Peut-être lorsqu’il se détend avec sa famille. Mais lors des tournois et autour des tournois… Si nous nous sommes mis d’accord pour prendre un jour de congé, il est toujours du genre “oh, faisons juste un peu de ceci” ou “je vais aller faire cela juste pour un petit moment”, ce qui fait qu’en fin de compte, ce n’est pas du tout un jour de congé. Nous cherchons le bon équilibre, mais nous n’avons pas encore atteint le stade où il y a un jour de congé complet (rire). Je ne pense pas non plus que cela arrivera, il est comme ça.
Dans 10 ou 15 ans, après la fin de sa carrière, comment pensez-vous que le tennis se souviendra de Novak ?
Je pense que la question du G.O.A.T. restera toujours ouverte car elle dépend des préférences personnelles.

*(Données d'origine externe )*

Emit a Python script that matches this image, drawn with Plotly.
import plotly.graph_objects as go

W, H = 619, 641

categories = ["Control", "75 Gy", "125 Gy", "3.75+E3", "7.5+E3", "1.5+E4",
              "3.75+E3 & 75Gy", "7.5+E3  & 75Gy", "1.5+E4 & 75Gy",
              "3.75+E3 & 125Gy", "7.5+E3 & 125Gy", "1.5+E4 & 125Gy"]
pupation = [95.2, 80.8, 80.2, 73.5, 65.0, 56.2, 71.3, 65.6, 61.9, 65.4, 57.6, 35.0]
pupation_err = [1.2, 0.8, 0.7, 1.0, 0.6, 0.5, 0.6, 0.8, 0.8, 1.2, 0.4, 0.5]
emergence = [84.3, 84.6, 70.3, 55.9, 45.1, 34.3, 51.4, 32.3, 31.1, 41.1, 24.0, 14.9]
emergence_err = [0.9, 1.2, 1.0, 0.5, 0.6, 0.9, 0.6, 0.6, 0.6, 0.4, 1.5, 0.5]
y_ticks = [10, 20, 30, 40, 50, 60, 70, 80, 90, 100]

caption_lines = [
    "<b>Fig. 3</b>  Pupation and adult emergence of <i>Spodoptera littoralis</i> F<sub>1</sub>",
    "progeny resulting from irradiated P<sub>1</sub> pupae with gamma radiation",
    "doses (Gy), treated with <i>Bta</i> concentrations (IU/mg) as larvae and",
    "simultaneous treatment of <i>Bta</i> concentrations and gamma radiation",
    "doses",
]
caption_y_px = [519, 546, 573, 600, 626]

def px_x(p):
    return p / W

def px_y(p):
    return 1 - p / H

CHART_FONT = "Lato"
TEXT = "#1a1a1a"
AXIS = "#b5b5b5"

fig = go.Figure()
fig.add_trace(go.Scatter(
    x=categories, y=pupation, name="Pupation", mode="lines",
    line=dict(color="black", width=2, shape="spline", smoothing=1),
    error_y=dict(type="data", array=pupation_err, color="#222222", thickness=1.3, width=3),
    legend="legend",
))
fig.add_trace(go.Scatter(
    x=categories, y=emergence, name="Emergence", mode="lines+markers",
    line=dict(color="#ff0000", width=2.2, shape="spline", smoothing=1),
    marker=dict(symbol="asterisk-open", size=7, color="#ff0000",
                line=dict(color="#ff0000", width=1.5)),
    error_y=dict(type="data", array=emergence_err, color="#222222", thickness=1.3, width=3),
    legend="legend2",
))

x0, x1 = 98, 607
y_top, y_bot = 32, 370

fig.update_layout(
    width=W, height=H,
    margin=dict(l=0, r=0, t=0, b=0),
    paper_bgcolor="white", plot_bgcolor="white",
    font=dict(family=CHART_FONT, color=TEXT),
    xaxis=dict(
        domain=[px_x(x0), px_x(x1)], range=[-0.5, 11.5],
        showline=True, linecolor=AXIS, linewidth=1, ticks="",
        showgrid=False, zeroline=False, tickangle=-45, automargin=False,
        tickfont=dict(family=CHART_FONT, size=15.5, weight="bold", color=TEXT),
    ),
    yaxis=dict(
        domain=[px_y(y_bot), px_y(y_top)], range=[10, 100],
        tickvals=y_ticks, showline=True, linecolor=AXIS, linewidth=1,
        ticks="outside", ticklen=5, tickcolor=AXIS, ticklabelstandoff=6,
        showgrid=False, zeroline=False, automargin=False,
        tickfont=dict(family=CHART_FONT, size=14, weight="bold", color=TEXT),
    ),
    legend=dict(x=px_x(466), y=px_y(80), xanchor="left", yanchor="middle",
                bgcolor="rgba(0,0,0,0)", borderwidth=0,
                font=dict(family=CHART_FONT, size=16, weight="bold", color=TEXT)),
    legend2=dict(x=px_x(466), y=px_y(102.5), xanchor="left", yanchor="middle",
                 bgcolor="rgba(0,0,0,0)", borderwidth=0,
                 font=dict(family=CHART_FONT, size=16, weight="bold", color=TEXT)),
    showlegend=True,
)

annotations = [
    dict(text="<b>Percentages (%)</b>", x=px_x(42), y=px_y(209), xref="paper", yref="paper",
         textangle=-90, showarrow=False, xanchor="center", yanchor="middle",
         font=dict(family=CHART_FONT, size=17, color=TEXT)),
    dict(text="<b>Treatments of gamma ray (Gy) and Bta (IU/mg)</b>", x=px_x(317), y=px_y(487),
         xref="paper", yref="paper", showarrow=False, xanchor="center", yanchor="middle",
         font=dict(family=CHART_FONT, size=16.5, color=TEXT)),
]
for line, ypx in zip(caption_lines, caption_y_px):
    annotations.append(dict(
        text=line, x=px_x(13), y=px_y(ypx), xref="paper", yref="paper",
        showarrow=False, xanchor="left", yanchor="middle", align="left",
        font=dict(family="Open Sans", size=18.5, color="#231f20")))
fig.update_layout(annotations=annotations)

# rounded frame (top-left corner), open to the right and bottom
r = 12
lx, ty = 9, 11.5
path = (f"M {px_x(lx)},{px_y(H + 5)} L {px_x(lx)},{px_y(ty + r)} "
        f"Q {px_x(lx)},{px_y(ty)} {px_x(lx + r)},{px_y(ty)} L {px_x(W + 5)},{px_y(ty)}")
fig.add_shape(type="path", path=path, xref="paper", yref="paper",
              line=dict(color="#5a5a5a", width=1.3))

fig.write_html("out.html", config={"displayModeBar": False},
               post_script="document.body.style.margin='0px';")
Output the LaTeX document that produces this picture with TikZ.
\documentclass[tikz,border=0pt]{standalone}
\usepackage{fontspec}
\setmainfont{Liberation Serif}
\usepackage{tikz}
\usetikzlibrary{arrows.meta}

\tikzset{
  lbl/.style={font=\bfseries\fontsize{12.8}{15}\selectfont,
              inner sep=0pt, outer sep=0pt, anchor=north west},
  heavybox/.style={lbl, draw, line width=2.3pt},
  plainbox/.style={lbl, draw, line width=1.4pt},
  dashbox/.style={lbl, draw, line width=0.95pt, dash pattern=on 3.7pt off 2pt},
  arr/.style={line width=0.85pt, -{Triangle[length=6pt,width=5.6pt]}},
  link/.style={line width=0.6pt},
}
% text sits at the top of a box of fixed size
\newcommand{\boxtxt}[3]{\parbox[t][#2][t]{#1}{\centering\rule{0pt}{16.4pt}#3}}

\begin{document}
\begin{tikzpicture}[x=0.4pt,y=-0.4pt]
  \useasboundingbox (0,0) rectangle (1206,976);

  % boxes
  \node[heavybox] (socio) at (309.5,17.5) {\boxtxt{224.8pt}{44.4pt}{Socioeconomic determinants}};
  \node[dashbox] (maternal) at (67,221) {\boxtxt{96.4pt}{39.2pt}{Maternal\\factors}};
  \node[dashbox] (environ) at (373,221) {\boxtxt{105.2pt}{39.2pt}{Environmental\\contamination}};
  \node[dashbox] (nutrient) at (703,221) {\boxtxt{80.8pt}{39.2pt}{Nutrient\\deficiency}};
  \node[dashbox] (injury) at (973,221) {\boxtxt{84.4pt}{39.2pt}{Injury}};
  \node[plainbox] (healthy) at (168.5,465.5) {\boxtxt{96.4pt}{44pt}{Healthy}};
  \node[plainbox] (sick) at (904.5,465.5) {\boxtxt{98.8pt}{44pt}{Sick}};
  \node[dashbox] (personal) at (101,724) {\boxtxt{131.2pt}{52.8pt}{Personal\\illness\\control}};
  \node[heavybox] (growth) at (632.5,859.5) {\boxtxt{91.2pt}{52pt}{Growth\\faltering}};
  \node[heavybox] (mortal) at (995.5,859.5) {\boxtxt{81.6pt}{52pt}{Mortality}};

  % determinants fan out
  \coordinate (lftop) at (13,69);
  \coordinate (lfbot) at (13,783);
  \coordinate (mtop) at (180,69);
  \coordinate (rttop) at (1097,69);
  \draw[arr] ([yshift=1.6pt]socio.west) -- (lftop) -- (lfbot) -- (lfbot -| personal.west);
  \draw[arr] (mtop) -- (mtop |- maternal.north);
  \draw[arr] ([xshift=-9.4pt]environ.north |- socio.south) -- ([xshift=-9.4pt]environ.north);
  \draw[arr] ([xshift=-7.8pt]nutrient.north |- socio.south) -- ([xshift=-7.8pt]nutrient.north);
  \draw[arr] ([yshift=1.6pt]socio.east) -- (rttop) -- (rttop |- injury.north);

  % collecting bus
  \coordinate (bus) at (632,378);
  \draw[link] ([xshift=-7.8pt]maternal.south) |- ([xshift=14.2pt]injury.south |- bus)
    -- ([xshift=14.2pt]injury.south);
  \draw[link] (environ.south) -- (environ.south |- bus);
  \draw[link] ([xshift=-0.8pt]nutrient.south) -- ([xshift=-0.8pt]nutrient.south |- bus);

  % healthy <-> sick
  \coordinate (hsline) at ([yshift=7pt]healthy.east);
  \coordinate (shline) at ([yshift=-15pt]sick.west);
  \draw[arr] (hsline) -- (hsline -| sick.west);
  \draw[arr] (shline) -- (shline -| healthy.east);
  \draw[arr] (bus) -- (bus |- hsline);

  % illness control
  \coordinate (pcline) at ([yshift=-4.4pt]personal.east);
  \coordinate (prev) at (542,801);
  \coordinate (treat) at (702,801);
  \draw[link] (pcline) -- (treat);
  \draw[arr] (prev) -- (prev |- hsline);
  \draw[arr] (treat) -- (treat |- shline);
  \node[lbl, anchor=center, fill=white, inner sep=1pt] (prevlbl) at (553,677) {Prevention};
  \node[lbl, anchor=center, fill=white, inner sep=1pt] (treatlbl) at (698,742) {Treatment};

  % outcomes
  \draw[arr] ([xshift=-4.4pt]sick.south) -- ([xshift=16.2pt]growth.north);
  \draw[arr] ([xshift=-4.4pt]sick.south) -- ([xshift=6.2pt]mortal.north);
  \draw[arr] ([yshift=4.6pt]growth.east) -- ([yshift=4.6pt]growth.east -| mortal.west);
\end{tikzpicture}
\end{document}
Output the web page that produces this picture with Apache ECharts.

Personnellement, je me souviendrai de lui comme du plus grand joueur de tous les temps et d’un homme qui a dépassé toutes les limites. C’est comme s’il sortait tout droit de la série The Twilight Zone : des résultats irréels, des coups irréels, tout est irréel… Parfois, je le regarde et je ne pense pas que ce qu’il fait est possible – alors que je le regarde le faire. Et non seulement il le fait à nouveau, mais il le fait encore mieux. On se souviendra de lui comme d’un grand combattant qui a prouvé que tout est possible.